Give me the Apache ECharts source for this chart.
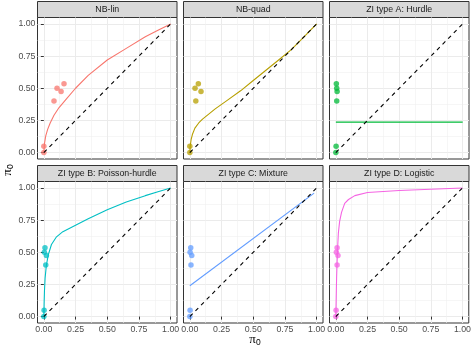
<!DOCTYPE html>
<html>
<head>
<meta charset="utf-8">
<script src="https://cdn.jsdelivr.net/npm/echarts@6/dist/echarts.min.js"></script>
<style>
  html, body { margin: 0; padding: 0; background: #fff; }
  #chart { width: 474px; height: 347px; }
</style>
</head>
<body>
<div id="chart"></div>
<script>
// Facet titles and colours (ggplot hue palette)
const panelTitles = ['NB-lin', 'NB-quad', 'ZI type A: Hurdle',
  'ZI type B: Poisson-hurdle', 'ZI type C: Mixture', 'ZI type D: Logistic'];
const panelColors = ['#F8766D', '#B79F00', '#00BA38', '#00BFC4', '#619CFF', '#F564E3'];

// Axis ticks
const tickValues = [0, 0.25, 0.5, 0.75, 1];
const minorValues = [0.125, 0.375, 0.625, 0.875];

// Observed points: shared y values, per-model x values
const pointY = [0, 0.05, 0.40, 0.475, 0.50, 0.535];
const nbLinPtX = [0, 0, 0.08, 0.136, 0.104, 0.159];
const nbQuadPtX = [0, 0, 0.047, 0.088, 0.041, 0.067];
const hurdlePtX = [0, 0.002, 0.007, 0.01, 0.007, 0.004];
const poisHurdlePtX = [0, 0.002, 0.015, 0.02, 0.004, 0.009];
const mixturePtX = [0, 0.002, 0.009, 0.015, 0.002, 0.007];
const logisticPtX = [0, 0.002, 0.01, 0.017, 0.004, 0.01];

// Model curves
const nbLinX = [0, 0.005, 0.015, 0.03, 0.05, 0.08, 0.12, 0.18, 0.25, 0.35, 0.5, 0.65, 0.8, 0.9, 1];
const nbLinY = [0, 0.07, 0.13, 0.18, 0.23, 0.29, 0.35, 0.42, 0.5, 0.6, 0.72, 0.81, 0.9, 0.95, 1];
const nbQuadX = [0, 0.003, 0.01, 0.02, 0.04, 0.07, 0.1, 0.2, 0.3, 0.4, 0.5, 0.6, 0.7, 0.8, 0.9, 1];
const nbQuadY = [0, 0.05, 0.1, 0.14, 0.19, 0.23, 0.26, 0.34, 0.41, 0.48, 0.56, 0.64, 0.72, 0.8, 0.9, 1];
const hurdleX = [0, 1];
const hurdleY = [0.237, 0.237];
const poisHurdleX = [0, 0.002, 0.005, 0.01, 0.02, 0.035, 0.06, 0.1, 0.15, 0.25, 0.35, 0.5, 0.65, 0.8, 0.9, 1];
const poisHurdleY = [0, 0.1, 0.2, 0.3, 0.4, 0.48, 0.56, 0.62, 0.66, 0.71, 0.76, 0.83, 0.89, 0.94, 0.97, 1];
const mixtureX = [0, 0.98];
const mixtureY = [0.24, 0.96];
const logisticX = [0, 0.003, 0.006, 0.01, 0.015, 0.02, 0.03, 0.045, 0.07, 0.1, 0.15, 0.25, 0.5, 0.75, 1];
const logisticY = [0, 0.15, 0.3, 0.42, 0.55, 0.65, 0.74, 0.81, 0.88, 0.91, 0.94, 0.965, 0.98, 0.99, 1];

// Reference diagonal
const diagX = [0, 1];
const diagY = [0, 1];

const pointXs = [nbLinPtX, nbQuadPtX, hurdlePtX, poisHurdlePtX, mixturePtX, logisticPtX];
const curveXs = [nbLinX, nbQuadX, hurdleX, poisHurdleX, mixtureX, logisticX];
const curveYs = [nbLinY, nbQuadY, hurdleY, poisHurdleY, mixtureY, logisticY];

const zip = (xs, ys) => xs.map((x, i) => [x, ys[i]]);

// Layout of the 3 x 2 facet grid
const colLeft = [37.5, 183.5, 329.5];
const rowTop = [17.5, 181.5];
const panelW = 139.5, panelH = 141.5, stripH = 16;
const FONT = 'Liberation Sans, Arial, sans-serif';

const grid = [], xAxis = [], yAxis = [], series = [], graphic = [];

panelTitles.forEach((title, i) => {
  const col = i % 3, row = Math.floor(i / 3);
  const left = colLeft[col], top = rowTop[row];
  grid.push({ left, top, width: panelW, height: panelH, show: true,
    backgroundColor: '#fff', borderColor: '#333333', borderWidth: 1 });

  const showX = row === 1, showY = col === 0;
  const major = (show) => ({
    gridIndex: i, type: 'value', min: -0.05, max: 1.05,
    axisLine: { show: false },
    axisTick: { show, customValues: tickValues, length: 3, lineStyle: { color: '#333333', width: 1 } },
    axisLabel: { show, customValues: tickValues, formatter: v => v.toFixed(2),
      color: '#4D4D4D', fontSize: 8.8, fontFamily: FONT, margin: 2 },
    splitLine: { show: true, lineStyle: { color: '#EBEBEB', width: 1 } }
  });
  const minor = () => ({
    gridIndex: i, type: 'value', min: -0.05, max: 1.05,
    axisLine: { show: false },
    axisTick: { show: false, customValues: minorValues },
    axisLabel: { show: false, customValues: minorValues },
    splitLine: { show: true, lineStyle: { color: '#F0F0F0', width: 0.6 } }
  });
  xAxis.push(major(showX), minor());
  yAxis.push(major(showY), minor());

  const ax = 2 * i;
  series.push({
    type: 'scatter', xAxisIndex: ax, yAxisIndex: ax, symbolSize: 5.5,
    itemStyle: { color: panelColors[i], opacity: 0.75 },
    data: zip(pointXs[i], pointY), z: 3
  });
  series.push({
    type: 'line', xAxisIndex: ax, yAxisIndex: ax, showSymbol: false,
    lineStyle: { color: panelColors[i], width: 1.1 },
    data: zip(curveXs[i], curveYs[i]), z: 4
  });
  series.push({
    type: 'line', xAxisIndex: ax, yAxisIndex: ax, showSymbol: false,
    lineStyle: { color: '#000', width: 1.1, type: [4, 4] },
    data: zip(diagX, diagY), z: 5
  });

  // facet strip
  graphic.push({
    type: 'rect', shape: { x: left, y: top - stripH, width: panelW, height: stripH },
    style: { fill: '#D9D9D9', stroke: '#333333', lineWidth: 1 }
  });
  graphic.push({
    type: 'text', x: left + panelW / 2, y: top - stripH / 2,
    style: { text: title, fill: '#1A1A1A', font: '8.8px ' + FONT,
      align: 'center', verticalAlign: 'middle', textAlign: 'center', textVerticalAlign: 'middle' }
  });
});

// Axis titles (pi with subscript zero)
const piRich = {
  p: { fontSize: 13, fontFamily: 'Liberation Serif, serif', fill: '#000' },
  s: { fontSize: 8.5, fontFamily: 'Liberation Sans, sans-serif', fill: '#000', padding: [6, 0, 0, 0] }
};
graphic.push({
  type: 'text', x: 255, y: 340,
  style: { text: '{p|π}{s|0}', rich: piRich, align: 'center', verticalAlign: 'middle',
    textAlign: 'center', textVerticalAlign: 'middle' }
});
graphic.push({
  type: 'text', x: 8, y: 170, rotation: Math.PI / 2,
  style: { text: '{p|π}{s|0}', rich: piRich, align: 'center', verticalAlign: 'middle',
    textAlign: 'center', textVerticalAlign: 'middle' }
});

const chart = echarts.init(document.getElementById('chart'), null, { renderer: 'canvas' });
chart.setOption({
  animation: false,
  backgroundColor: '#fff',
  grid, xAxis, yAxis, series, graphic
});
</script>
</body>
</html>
--
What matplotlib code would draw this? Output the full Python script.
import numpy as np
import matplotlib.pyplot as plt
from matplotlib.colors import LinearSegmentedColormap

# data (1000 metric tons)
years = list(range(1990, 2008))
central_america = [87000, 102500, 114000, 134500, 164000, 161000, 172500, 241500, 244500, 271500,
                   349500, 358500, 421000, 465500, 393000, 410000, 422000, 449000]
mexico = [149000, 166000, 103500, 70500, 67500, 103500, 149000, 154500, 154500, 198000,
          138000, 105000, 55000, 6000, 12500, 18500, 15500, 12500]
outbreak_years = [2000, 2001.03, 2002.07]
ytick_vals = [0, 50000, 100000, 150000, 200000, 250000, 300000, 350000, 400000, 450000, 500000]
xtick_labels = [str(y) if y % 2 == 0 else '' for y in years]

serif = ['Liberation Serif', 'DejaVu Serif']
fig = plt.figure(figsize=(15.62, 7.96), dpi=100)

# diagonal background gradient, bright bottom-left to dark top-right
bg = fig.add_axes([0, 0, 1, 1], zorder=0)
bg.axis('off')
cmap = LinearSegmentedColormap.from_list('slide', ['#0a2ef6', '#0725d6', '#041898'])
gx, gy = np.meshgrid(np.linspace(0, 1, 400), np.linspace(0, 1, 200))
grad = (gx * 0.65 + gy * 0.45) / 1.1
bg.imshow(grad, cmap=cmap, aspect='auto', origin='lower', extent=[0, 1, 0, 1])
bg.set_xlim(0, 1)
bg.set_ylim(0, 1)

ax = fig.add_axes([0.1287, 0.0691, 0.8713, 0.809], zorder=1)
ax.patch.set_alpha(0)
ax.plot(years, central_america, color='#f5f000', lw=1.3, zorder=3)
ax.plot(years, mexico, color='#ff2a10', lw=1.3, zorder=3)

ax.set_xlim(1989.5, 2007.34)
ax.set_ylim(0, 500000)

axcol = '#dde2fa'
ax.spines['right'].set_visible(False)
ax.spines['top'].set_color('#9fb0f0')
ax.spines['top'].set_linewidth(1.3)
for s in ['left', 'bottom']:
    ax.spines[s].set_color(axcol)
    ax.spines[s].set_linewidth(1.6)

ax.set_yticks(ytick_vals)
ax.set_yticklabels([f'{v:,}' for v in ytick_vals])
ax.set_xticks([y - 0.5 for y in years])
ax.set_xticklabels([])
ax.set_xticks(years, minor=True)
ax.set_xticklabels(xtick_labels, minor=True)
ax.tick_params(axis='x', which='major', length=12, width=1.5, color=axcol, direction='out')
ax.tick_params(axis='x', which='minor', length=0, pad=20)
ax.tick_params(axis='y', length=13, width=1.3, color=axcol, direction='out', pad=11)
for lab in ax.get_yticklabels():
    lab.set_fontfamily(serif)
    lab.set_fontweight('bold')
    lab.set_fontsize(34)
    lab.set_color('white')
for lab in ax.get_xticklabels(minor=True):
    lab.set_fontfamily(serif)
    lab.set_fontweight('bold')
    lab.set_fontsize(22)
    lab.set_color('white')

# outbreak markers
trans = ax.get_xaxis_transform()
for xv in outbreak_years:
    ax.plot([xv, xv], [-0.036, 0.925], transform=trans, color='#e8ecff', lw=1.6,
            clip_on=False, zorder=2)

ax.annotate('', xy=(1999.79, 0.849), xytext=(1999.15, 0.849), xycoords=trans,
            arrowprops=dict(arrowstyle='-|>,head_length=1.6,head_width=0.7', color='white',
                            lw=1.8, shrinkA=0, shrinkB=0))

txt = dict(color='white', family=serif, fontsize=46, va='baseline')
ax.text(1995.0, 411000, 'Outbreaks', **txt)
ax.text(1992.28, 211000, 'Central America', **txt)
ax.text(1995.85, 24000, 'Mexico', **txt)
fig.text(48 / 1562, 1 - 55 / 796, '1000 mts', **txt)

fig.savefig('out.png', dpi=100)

_TASK REQUIREMENTS_
Counting only lines of the data above that hold "matplotlib", report the total and nothing else.

_TASK OUTPUT_
3